--- start Data shown ---

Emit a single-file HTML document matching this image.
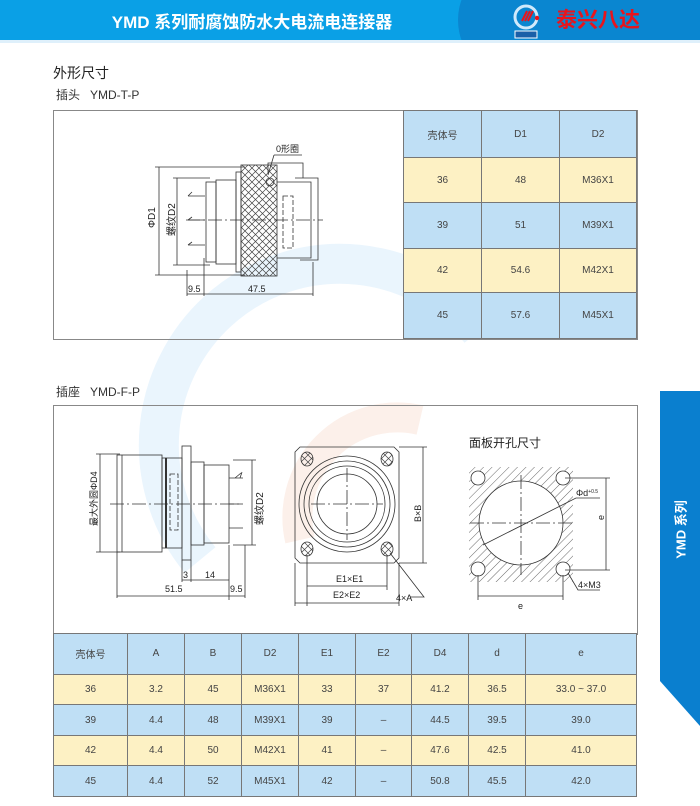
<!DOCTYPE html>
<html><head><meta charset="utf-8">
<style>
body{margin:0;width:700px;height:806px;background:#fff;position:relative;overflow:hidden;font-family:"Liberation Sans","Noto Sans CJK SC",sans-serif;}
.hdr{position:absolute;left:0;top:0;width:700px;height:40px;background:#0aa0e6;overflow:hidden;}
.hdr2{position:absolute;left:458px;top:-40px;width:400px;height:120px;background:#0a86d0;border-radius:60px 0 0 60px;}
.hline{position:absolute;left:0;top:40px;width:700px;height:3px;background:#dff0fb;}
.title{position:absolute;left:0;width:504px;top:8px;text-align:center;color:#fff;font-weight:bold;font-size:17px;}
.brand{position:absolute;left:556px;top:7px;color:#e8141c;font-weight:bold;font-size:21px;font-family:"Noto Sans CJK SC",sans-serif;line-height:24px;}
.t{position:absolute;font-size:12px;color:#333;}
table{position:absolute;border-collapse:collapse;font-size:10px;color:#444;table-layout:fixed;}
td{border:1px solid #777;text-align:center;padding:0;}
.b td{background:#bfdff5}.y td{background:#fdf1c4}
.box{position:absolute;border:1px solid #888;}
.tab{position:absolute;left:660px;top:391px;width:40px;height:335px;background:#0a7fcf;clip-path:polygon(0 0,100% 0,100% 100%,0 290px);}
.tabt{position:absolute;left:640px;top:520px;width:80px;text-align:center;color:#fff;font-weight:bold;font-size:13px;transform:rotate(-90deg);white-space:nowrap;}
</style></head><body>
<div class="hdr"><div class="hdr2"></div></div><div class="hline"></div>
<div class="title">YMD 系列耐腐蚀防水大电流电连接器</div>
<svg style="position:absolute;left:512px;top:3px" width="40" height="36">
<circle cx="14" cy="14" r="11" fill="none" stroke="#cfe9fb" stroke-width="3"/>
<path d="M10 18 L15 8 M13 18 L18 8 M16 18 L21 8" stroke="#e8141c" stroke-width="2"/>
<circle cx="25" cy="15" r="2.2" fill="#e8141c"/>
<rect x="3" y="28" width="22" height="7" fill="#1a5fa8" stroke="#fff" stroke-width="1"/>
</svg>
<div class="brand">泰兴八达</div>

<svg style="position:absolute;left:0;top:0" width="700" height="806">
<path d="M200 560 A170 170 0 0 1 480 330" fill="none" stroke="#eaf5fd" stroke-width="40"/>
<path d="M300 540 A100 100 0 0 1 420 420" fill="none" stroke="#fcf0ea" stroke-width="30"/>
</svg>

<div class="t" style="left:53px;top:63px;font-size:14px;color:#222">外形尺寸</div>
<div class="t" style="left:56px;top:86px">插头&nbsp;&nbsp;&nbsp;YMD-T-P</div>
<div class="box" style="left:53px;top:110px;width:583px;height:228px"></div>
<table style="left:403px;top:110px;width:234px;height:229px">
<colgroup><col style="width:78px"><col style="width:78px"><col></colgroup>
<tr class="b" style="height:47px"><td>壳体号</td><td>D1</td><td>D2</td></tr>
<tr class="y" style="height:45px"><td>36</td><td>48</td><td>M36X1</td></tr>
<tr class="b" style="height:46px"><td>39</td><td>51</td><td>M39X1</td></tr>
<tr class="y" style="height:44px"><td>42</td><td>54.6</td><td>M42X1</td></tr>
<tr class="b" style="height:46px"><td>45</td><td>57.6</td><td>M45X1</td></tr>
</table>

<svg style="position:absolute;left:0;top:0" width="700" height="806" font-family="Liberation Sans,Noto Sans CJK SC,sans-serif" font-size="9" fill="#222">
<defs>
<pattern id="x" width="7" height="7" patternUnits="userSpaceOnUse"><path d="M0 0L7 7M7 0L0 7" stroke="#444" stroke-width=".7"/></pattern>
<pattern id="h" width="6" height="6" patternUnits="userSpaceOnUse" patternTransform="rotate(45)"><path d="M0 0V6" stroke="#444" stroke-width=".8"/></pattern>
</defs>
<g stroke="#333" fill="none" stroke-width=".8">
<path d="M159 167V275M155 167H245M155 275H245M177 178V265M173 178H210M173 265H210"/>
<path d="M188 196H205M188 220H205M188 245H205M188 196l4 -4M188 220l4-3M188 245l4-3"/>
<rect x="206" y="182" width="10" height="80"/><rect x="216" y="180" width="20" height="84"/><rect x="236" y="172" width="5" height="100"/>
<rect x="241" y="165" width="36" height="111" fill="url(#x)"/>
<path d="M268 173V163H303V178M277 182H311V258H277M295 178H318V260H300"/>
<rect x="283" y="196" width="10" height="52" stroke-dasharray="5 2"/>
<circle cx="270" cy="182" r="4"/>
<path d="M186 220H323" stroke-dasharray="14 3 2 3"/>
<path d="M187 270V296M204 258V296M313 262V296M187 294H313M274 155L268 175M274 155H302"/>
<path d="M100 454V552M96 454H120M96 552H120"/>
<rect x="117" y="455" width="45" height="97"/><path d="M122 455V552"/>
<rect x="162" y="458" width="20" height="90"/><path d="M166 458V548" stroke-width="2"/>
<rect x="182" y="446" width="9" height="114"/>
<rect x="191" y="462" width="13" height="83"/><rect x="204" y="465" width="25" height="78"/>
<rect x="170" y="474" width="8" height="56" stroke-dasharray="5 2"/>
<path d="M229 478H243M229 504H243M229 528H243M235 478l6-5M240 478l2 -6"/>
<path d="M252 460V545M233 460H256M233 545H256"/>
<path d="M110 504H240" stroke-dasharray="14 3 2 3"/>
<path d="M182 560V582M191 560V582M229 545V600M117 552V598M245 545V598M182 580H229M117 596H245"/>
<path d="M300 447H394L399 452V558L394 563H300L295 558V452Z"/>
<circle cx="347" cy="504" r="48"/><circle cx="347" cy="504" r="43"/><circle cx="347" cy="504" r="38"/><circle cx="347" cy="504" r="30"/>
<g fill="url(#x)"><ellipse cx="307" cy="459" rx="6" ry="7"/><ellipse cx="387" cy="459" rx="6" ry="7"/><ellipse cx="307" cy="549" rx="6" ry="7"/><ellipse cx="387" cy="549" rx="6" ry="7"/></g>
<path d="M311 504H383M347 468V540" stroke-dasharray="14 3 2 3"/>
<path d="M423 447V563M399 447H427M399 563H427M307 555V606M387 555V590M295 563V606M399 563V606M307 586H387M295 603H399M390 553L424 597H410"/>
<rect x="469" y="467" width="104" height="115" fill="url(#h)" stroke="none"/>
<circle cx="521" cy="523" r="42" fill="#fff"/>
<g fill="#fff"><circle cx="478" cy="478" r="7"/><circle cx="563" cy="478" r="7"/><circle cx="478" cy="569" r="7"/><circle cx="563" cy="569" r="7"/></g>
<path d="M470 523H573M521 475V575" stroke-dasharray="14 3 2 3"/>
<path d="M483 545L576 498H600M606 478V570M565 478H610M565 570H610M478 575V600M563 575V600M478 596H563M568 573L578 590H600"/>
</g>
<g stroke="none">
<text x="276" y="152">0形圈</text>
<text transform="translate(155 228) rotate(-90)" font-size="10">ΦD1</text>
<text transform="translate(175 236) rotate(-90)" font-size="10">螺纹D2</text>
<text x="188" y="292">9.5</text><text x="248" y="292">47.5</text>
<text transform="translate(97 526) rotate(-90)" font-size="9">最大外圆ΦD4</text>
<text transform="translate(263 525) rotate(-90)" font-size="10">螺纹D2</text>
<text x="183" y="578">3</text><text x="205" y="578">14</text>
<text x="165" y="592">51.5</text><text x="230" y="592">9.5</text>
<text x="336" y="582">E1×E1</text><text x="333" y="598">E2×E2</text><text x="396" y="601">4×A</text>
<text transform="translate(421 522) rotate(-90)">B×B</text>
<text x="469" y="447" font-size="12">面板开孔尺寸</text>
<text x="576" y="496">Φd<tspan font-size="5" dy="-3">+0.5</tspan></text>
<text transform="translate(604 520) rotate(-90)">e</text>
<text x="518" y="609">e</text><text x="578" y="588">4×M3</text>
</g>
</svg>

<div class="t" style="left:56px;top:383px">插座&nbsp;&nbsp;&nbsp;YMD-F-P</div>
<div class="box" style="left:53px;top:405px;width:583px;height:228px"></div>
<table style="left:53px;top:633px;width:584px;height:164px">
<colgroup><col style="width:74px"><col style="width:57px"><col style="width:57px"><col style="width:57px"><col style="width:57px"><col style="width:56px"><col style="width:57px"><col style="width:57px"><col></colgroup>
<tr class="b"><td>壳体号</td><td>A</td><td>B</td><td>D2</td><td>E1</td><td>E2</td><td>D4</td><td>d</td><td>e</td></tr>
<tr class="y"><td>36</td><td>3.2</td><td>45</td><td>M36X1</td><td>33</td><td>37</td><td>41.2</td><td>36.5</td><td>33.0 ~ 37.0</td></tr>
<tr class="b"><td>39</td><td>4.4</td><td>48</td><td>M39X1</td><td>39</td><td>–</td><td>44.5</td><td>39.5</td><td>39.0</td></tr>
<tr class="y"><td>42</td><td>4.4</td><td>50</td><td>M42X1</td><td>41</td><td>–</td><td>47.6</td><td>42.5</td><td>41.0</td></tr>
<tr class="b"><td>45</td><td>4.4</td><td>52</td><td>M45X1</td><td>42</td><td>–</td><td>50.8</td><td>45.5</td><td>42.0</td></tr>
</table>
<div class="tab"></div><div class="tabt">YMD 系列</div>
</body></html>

--- end Data shown ---
--- start Data shown ---

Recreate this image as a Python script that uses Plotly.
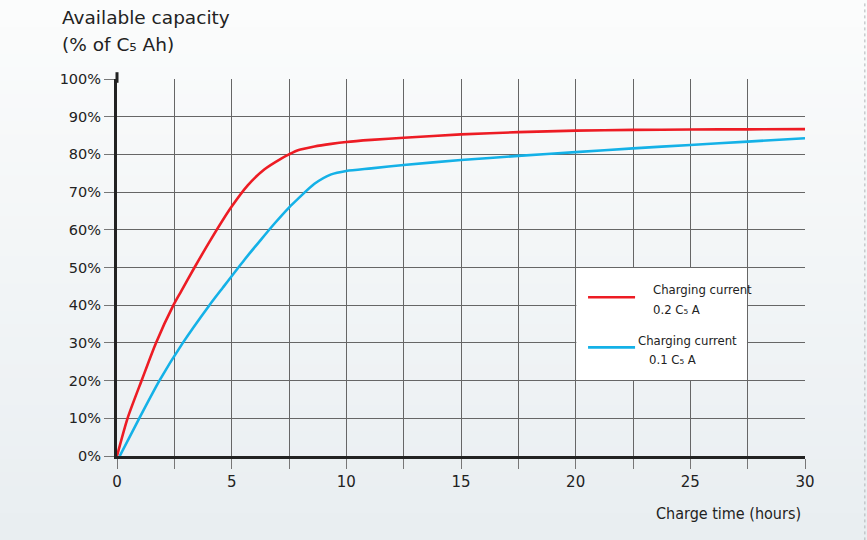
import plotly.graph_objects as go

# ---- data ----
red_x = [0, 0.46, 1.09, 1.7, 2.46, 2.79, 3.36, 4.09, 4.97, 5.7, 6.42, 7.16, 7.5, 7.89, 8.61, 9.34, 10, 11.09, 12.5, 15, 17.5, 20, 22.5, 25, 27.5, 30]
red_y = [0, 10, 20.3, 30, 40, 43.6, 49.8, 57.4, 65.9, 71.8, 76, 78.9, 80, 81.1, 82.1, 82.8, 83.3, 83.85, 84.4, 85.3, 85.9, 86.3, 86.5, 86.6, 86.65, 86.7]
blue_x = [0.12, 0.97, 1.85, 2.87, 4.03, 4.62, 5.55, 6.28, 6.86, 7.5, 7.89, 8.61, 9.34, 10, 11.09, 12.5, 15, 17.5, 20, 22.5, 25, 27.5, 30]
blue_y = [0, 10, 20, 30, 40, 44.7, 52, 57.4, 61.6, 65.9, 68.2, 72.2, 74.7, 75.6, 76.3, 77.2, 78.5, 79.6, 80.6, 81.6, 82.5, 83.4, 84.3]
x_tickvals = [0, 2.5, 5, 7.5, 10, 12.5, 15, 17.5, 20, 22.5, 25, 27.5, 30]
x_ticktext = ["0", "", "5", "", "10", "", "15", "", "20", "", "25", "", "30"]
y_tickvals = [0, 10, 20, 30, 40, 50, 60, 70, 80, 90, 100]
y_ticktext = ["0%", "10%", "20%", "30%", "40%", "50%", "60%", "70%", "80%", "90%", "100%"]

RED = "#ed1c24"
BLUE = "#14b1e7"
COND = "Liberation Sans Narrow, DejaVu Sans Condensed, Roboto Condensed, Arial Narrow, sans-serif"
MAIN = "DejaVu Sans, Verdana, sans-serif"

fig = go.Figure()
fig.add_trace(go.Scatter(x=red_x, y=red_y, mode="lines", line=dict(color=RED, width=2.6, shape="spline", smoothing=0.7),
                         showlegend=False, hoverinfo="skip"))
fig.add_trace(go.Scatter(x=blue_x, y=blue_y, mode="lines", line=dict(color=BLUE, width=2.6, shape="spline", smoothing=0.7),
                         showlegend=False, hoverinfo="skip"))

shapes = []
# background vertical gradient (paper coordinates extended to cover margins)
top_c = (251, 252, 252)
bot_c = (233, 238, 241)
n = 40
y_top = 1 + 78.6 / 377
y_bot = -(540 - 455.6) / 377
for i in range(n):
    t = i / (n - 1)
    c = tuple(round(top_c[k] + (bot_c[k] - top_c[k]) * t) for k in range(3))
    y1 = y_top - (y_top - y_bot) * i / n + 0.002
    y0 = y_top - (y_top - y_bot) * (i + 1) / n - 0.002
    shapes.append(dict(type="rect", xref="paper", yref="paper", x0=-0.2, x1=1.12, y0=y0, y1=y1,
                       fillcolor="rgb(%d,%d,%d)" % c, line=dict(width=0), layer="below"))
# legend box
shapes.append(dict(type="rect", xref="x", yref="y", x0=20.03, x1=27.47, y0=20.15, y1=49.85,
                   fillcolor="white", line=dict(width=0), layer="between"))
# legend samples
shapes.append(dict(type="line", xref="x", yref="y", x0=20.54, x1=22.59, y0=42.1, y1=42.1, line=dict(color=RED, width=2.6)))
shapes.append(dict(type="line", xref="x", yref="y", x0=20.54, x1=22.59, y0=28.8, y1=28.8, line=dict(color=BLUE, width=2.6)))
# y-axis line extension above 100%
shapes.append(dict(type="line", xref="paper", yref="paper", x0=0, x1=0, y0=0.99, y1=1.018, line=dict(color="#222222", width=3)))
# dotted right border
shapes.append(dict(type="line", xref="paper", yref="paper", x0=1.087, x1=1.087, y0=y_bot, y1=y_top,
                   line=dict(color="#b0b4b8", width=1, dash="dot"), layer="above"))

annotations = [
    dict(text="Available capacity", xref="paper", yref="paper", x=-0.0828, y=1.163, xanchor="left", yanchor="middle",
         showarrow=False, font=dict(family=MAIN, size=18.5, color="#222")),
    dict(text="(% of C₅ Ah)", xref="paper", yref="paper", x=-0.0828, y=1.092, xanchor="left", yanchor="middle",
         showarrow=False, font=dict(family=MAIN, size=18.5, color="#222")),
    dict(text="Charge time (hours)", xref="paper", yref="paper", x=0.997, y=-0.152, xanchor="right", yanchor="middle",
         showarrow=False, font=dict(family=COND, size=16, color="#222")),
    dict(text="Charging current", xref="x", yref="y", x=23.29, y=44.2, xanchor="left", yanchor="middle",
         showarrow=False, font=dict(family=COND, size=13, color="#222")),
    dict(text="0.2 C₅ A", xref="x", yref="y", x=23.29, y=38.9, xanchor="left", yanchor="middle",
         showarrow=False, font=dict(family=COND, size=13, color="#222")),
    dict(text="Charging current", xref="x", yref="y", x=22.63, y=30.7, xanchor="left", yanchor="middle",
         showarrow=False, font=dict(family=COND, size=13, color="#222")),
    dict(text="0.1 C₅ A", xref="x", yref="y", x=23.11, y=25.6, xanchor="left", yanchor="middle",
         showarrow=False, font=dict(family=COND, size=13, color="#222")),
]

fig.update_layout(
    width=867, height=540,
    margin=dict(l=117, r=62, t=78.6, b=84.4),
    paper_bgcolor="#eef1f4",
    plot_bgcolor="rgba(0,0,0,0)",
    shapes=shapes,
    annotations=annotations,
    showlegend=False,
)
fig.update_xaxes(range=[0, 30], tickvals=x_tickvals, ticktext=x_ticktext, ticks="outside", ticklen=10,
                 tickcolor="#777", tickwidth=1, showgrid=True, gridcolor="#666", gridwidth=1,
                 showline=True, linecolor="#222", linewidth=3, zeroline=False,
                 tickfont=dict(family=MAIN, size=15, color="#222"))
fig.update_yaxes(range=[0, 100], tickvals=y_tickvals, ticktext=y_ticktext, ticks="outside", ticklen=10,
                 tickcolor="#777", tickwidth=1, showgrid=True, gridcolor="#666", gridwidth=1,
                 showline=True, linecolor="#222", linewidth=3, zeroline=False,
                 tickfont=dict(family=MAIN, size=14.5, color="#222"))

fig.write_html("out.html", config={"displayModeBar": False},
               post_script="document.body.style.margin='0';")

--- end Data shown ---
--- start Data shown ---

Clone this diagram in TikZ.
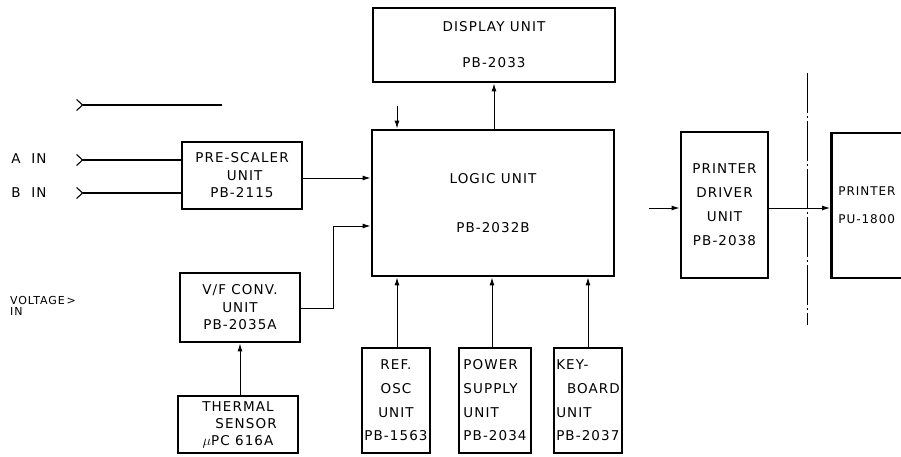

--- end Data shown ---

What the task asks: Read the entries and show each line that mentions "document".

Expected answer:
Emit a single-file HTML document matching this image.
               post_script="document.body.style.margin='0';")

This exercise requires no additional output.